Information provided >>

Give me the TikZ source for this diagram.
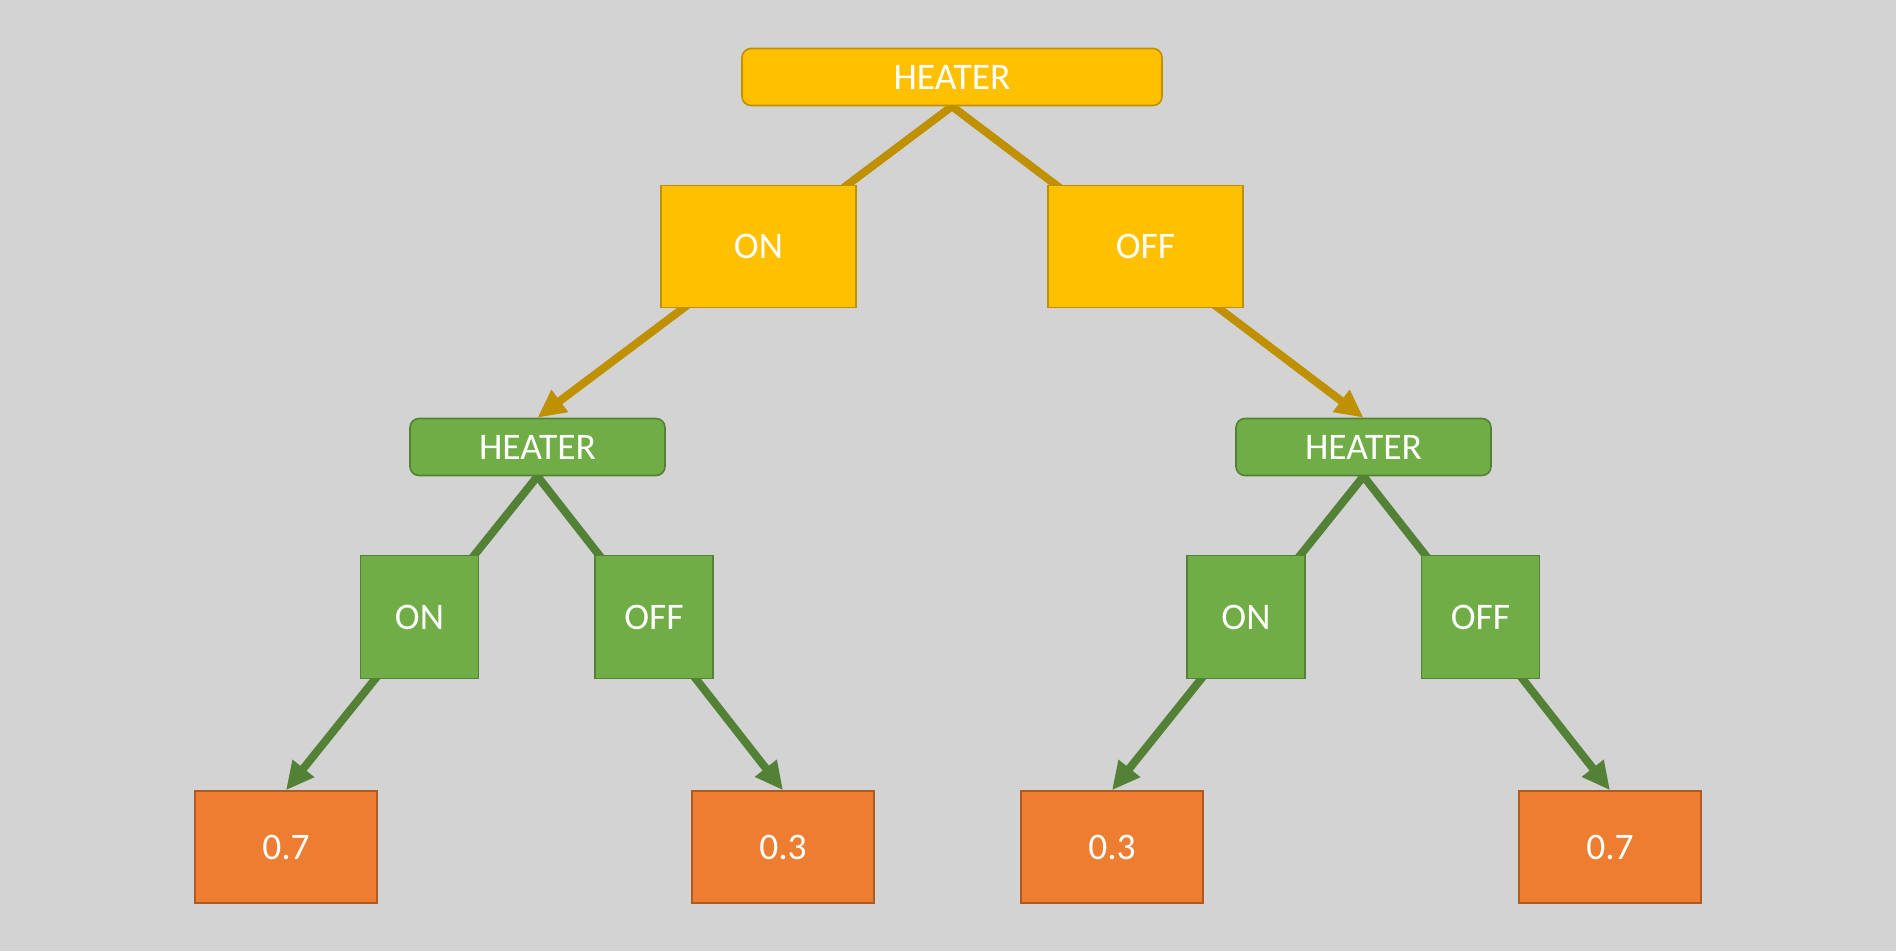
\documentclass[tikz,border=0pt]{standalone}
\usepackage{fontspec}
\setmainfont{Carlito}
\usetikzlibrary{arrows.meta}
\pgfdeclarelayer{bg}
\pgfdeclarelayer{lines}
\pgfsetlayers{bg,lines,main}
\definecolor{bgc}{HTML}{D3D3D3}
\definecolor{yfill}{HTML}{FFC000}
\definecolor{ydraw}{HTML}{BF9000}
\definecolor{gfill}{HTML}{70AD47}
\definecolor{gdraw}{HTML}{538135}
\definecolor{ofill}{HTML}{ED7D31}
\definecolor{odraw}{HTML}{AE5A21}
\tikzset{
  box/.style={draw, line width=1.6pt, inner sep=0pt, text=white, font=\fontsize{37.5}{42}\selectfont},
  ybox/.style={box, fill=yfill, draw=ydraw},
  gbox/.style={box, fill=gfill, draw=gdraw},
  obox/.style={box, fill=ofill, draw=odraw, minimum width=182pt, minimum height=112pt},
  hbox/.style={rounded corners=9pt, minimum height=57pt},
  yline/.style={draw=ydraw, line width=8pt},
  gline/.style={draw=gdraw, line width=8pt},
  tipped/.style={-{Triangle[length=28pt,width=26pt]}},
}
\begin{document}
\begin{tikzpicture}[x=1pt,y=-1pt]
\begin{pgfonlayer}{bg}
\fill[bgc] (0,0) rectangle (1896,951);
\end{pgfonlayer}
\useasboundingbox (0,0) rectangle (1896,951);

\node[ybox, hbox, minimum width=420pt] (h0) at (952,77) {HEATER};
\node[ybox, minimum width=195pt, minimum height=122pt] (a1) at (758.5,246.5) {ON};
\node[ybox, minimum width=195pt, minimum height=122pt] (a2) at (1145.5,246.5) {OFF};

\node[gbox, hbox, minimum width=255pt] (h1) at (537.5,447) {HEATER};
\node[gbox, hbox, minimum width=255pt] (h2) at (1363.5,447) {HEATER};

\node[gbox, minimum width=118pt, minimum height=123pt] (b1) at (419.5,617) {ON};
\node[gbox, minimum width=118pt, minimum height=123pt] (b2) at (654,617) {OFF};
\node[gbox, minimum width=118pt, minimum height=123pt] (b3) at (1246,617) {ON};
\node[gbox, minimum width=118pt, minimum height=123pt] (b4) at (1480.5,617) {OFF};

\node[obox] (l1) at (286,847) {0.7};
\node[obox] (l2) at (783,847) {0.3};
\node[obox] (l3) at (1112,847) {0.3};
\node[obox] (l4) at (1610,847) {0.7};

\begin{pgfonlayer}{lines}
\draw[yline, tipped] (h0.south) -- (h1.north);
\draw[yline, tipped] (h0.south) -- (h2.north);
\draw[gline, tipped] (h1.south) -- (l1.north);
\draw[gline, tipped] (h1.south) -- (l2.north);
\draw[gline, tipped] (h2.south) -- (l3.north);
\draw[gline, tipped] (h2.south) -- (l4.north);
\end{pgfonlayer}
\end{tikzpicture}
\end{document}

Direction >> Your task is to reproduce exactly the lines from the start of the data above through the line containing "minimum height=122pt] (a2)", leaving every picture out.

Answer to this problem >>
Give me the TikZ source for this diagram.
\documentclass[tikz,border=0pt]{standalone}
\usepackage{fontspec}
\setmainfont{Carlito}
\usetikzlibrary{arrows.meta}
\pgfdeclarelayer{bg}
\pgfdeclarelayer{lines}
\pgfsetlayers{bg,lines,main}
\definecolor{bgc}{HTML}{D3D3D3}
\definecolor{yfill}{HTML}{FFC000}
\definecolor{ydraw}{HTML}{BF9000}
\definecolor{gfill}{HTML}{70AD47}
\definecolor{gdraw}{HTML}{538135}
\definecolor{ofill}{HTML}{ED7D31}
\definecolor{odraw}{HTML}{AE5A21}
\tikzset{
  box/.style={draw, line width=1.6pt, inner sep=0pt, text=white, font=\fontsize{37.5}{42}\selectfont},
  ybox/.style={box, fill=yfill, draw=ydraw},
  gbox/.style={box, fill=gfill, draw=gdraw},
  obox/.style={box, fill=ofill, draw=odraw, minimum width=182pt, minimum height=112pt},
  hbox/.style={rounded corners=9pt, minimum height=57pt},
  yline/.style={draw=ydraw, line width=8pt},
  gline/.style={draw=gdraw, line width=8pt},
  tipped/.style={-{Triangle[length=28pt,width=26pt]}},
}
\begin{document}
\begin{tikzpicture}[x=1pt,y=-1pt]
\begin{pgfonlayer}{bg}
\fill[bgc] (0,0) rectangle (1896,951);
\end{pgfonlayer}
\useasboundingbox (0,0) rectangle (1896,951);

\node[ybox, hbox, minimum width=420pt] (h0) at (952,77) {HEATER};
\node[ybox, minimum width=195pt, minimum height=122pt] (a1) at (758.5,246.5) {ON};
\node[ybox, minimum width=195pt, minimum height=122pt] (a2) at (1145.5,246.5) {OFF};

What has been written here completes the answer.